By Svetlana Alpers
Our culture is going through yet another technological revolution. But some of the claims being made about digital changes seem more amazing than the revolution itself. For example, a well-known art writer and theorist recently asked what our becoming one with the pixel implies for anthropocentric models of perception. What does that mean? What is going on?
This book by a leading professor of digital media offers a practical answer. Murray began in the field of literary studies. She describes her perspective as humanistic. Her claim is that the design of digital artifacts is a cultural practice like writing a novel or making a film. The digital medium is a new medium among others. Its disparate artifacts include games, web pages, cell phones, music players and interactive TV shows all of which depend on the digital power of the computer.
As described here, the computer is encyclopedic, spatial, procedural, and participatory. Those four properties constitute its design space. The text and carefully selected illustrations address each property in turn with the aim of enabling designers, the name given creators in the new medium.
It is striking that in a culture in which everyone is continuously looking at one sort of screen or another that delivers visual artifacts or pictures to the eye, the visual is not one of the design properties named. On this account, the new medium is not about seeing, it is all about pointing. There is a huge fingerprint on the cover of the book. Is an interacting finger taking the place of the eye?
Digitalization depends on standardization. That is, as the author puts it, the antithesis of “aura” in Walter Benjamin’s sense. To remedy that, to allow for individual choice and expressivity, Murray stresses the enhancement of manual skills. Playing video games is compared to playing the piano: a grandmother is instanced who enjoys her grandson’s video games because she herself plays the piano. Adding a camera to a cell phone is not described as making pictures possible, but as making the act of visiting a place into a kind of pointing: “to claim an actual place within a social networking game as if it were a square on a Monopoly board game.”
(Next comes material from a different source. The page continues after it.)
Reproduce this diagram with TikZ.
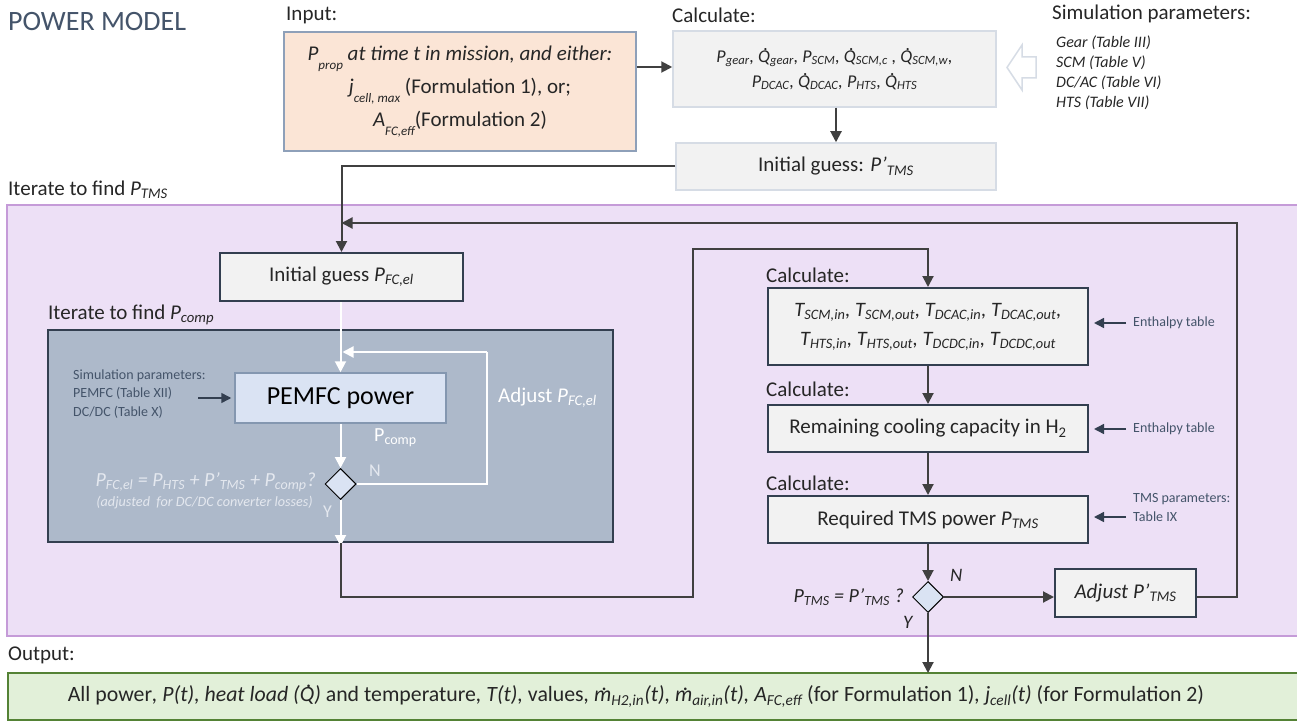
\documentclass[tikz,border=0pt]{standalone}
\usepackage{fontspec}
\setmainfont{Carlito}
\usetikzlibrary{arrows.meta,shapes.geometric,calc}
\definecolor{cText}{HTML}{262626}
\definecolor{cTitle}{HTML}{44546A}
\definecolor{cLine}{HTML}{404040}
\definecolor{cNavy}{HTML}{333F50}
\definecolor{cGray}{HTML}{F2F2F2}
\definecolor{cLightB}{HTML}{D6DCE5}
\definecolor{cPeach}{HTML}{FBE5D6}
\definecolor{cPeachB}{HTML}{8EA0B9}
\definecolor{cPurple}{HTML}{EDE0F6}
\definecolor{cPurpleB}{HTML}{C59BD8}
\definecolor{cSlate}{HTML}{ADB9CA}
\definecolor{cPale}{HTML}{DAE3F3}
\definecolor{cPaleB}{HTML}{8497B0}
\definecolor{cGreen}{HTML}{E2F0D9}
\definecolor{cGreenB}{HTML}{548235}
\definecolor{cGhost}{HTML}{E4E8EF}
\newcommand\fsz[2]{\fontsize{#1}{#2}\selectfont}
\newcommand\sbs[1]{\textsubscript{#1}}
\newcommand\lsb[1]{\raisebox{-0.42em}{\fsz{13}{13}#1}}
\newcommand\Qd{\mbox{\rlap{\kern0.3em\raisebox{0.66em}{.}}Q}}
\newcommand\md{\mbox{\rlap{\kern0.36em\raisebox{0.5em}{.}}m}}
\tikzset{
  lbl/.style={anchor=west, inner sep=0pt, text=cText, font=\fsz{21}{25}},
  darkbox/.style={draw=cNavy, line width=2pt, fill=cGray, inner sep=0pt, text=cText, font=\fsz{21}{25}, align=center},
  lightbox/.style={draw=cLightB, line width=1.5pt, fill=cGray, inner sep=0pt, text=cText, font=\fsz{21}{25}, align=center},
  arr/.style={draw=cLine, line width=2pt, -{Triangle[length=11pt,width=11pt]}},
  warr/.style={draw=white, line width=2pt, -{Triangle[length=11pt,width=11pt]}},
  sarr/.style={draw=cNavy, line width=1.5pt, -{Triangle[length=10pt,width=10pt]}},
  note/.style={anchor=west, inner sep=0pt, text=cTitle, font=\fsz{14}{17}},
  dia/.style={diamond, draw=black, line width=1pt, fill=cPale, inner sep=0pt, minimum width=31pt, minimum height=31pt},
}
\begin{document}
\begin{tikzpicture}[x=1pt,y=-1pt]
\useasboundingbox[fill=white] (0,0) rectangle (1297,722);

% title
\node[anchor=west, inner sep=0pt, text=cTitle, font=\fsz{28}{32}] (title) at (8,22) {POWER MODEL};

% input
\node[lbl] (inlbl) at (286,15) {Input:};
\node[draw=cPeachB, line width=1.5pt, fill=cPeach, inner sep=0pt, minimum width=352pt, minimum height=119pt, text=cText, font=\fsz{21}{33}, align=center] (inbox) at (460,91.5)
  {\textit{P\lsb{prop} at time t in mission, and either:}\\
   \textit{j\lsb{cell, max}} (Formulation 1), or;\\
   \textit{A\lsb{FC,eff}}(Formulation 2)};

% calculate top
\node[lbl] (calclbl) at (672,15) {Calculate:};
\node[lightbox, minimum width=323pt, minimum height=76pt, font=\fsz{18}{25}] (calc) at (834.5,69)
  {\textit{P\sbs{gear}, \Qd\sbs{gear}, P\sbs{SCM}, \Qd\sbs{SCM,c} , \Qd\sbs{SCM,w},}\\
   \textit{P\sbs{DCAC}, \Qd\sbs{DCAC}, P\sbs{HTS}, \Qd\sbs{HTS}}};
\node[lightbox, minimum width=320pt, minimum height=47pt] (initP) at (836,166.5)
  {Initial guess: \textit{P’\sbs{TMS}}};

\draw[arr] (inbox.east |- 0,67) -- (calc.west |- 0,67);
\draw[arr] (initP.north |- calc.south) -- (initP.north);

% simulation parameters (top right)
\node[lbl] (simlbl) at (1052,14) {Simulation parameters:};
\node[anchor=west, inner sep=0pt, text=cText, font=\fsz{16}{20}\itshape, align=left] (simlist) at (1056,73)
  {Gear (Table III)\\SCM (Table V)\\DC/AC (Table VI)\\HTS (Table VII)};
\draw[draw=cLightB, line width=1.5pt, fill=white, line join=miter]
  (1007,67.5) -- (1022,45) -- (1022,57) -- (1036,57) -- (1036,78) -- (1022,78) -- (1022,90) -- cycle;

% purple region
\node[lbl] (itlbl) at (8,190) {Iterate to find \textit{P\sbs{TMS}}};
\path[draw=cPurpleB, fill=cPurple, line width=2pt] (7,205) rectangle (1305,636);

% initial guess PFC
\node[darkbox, minimum width=243pt, minimum height=48pt] (initFC) at (341.5,277)
  {Initial guess \textit{P\sbs{FC,el}}};
\coordinate (merge) at (341.5,223);
\draw[arr] (initP.west) -| (initFC.north);

% inner loop box
\node[lbl] (pclbl) at (48,315) {Iterate to find \textit{P\sbs{comp}}};
\node[draw=cNavy, line width=2pt, fill=cSlate, inner sep=0pt, minimum width=565pt, minimum height=212pt] (dbox) at (330.5,436) {};
\node[draw=cPaleB, line width=1.5pt, fill=cPale, inner sep=0pt, minimum width=211pt, minimum height=50pt, text=black, font=\fsz{26}{30}] (pemfc) at (340.5,398) {PEMFC power};
\node[note, font=\fsz{14}{18.5}, align=left, text=cTitle] (simp) at (73,394)
  {Simulation parameters:\\PEMFC (Table XII)\\DC/DC (Table X)};
\coordinate (simtail) at (198,398);
\draw[sarr] (simtail) -- ([xshift=-3pt]pemfc.west);
\draw[warr] (pemfc.north |- initFC.south) -- (pemfc.north);
\node[anchor=west, inner sep=0pt, text=white, font=\fsz{20}{24}] (pcomp) at (374,438) {P\sbs{comp}};
\node[dia] (d1) at (340.5,484) {};
\draw[warr] (pemfc.south -| d1.north) -- (d1.north);
\coordinate (m2) at (340.5,352);
\draw[white, line width=2pt] (d1.east) -- (487,484) -- (487,352);
\draw[warr] (487,352) -- ([xshift=2pt]m2);
\node[anchor=west, inner sep=0pt, text=cGhost, font=\fsz{18}{22}] (nlbl) at (369,471) {N};
\node[anchor=west, inner sep=0pt, text=cGhost, font=\fsz{18}{22}] (ylbl) at (323,512) {Y};
\node[anchor=east, inner sep=0pt, text=cGhost, font=\fsz{20}{24}\itshape] (feq) at (316,482)
  {P\sbs{FC,el} = P\sbs{HTS} + P’\sbs{TMS} + P\sbs{comp}?};
\node[anchor=east, inner sep=0pt, text=cGhost, font=\fsz{14.2}{17}\itshape] (fadj) at (313,503)
  {(adjusted\ \ for DC/DC converter losses)};
\draw[warr] (d1.south) -- ([yshift=-3pt]d1.south |- dbox.south);
\node[anchor=west, inner sep=0pt, text=white, font=\fsz{21}{25}] (adjfc) at (498,398) {Adjust \textit{P\sbs{FC,el}}};

% right column
\node[lbl] (c1) at (766,275) {Calculate:};
\node[darkbox, minimum width=320pt, minimum height=77pt, font=\fsz{20.5}{29}\itshape] (tbox) at (928,326.5)
  {T\sbs{SCM,in}, T\sbs{SCM,out}, T\sbs{DCAC,in}, T\sbs{DCAC,out},\\
   T\sbs{HTS,in}, T\sbs{HTS,out}, T\sbs{DCDC,in}, T\sbs{DCDC,out}};
\node[lbl] (c2) at (766,389) {Calculate:};
\node[darkbox, minimum width=320pt, minimum height=47pt] (rem) at (928,428.5)
  {Remaining cooling capacity in H\sbs{2}};
\node[lbl] (c3) at (766,483) {Calculate:};
\node[darkbox, minimum width=320pt, minimum height=47pt] (req) at (928,519.5)
  {Required TMS power \textit{P\sbs{TMS}}};
\node[dia] (d2) at (928,597) {};
\node[darkbox, minimum width=141pt, minimum height=48pt, font=\fsz{21}{25}\itshape] (adjP) at (1125.5,593)
  {Adjust P’\sbs{TMS}};

\coordinate (bl) at (693,597);
\coordinate (tl) at (693,249);
\draw[arr] (d1.south |- dbox.south) |- (bl) -- (tl) -| (tbox.north);
\draw[arr] (tbox.south) -- (rem.north);
\draw[arr] (rem.south) -- (req.north);
\draw[arr] (req.south) -- (d2.north);
\draw[arr] (d2.east) -- (d2.east -| adjP.west);
\draw[arr] (adjP.east |- d2.east) -- (1237,597) |- (merge);

\node[anchor=east, inner sep=0pt, text=cText, font=\fsz{20}{24}\itshape] (deq) at (904,597)
  {P\sbs{TMS} = P’\sbs{TMS} ?};
\node[anchor=west, inner sep=0pt, text=cText, font=\fsz{19}{23}\itshape] (n2) at (950,575) {N};
\node[anchor=west, inner sep=0pt, text=cText, font=\fsz{19}{23}\itshape] (y2) at (903,622) {Y};

% side notes
\coordinate (e1) at (1126,323);
\coordinate (e2) at (1126,429);
\coordinate (e3) at (1126,517);
\draw[sarr] (e1) -- ([xshift=5pt]tbox.east |- e1);
\draw[sarr] (e2) -- ([xshift=5pt]rem.east |- e2);
\draw[sarr] (e3) -- ([xshift=5pt]req.east |- e3);
\node[note] (en1) at (1133,323) {Enthalpy table};
\node[note] (en2) at (1133,429) {Enthalpy table};
\node[note, align=left, font=\fsz{14}{19}] (tmsp) at (1133,507.5) {TMS parameters:\\Table IX};

% output
\node[lbl] (outlbl) at (8,655) {Output:};
\path[draw=cGreenB, fill=cGreen, line width=2pt] (8,673) rectangle (1305,720);
\node[inner sep=0pt, text=cText, font=\fsz{21.8}{25}] (outtxt) at (636,696)
  {All power\textit{, P(t), heat load (\Qd)} and temperature\textit{, T(t),} values\textit{, \md\sbs{H2,in}(t), \md\sbs{air,in}(t), A\sbs{FC,eff}} (for Formulation 1)\textit{, j\sbs{cell}(t)} (for Formulation 2)};
\coordinate (outtop) at (928,673);
\draw[arr] (d2.south) -- (outtop);
\end{tikzpicture}
\end{document}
Near the end of her book, Murray mentions Johan Huizinga, whose Homo Ludens is an iconic study of the play element in culture. It is interesting that if you turn to Huizinga’s text you find that he exempts the visual arts (what he calls the plastic arts) from the play factor. Visual artists “fix a certain aesthetic impulse in matter by means of diligent and painstaking labour. Their work has duration and is visible [my emphasis] at any moment . . . . Once finished, the work . . . will produce its effect as long as there are eyes to behold it . . . . The absence of any public action within which the work the work or art comes to life . . . seems to mean that there is no room for play.”
Visual art-making is different today. Murray’s book about interactive digital play helps explain the work of the many artists who make art for performance in galleries, museums, and other sites. It appears that seeing which takes the form of an interaction is an alternative to the anthropocentric model of perception.
Svetlana Alpers, an artist, critic and renowned art historian, is professor emerita of the history of art at the University of California, Berkeley and a visiting scholar in the Department of Fine Arts at New York University.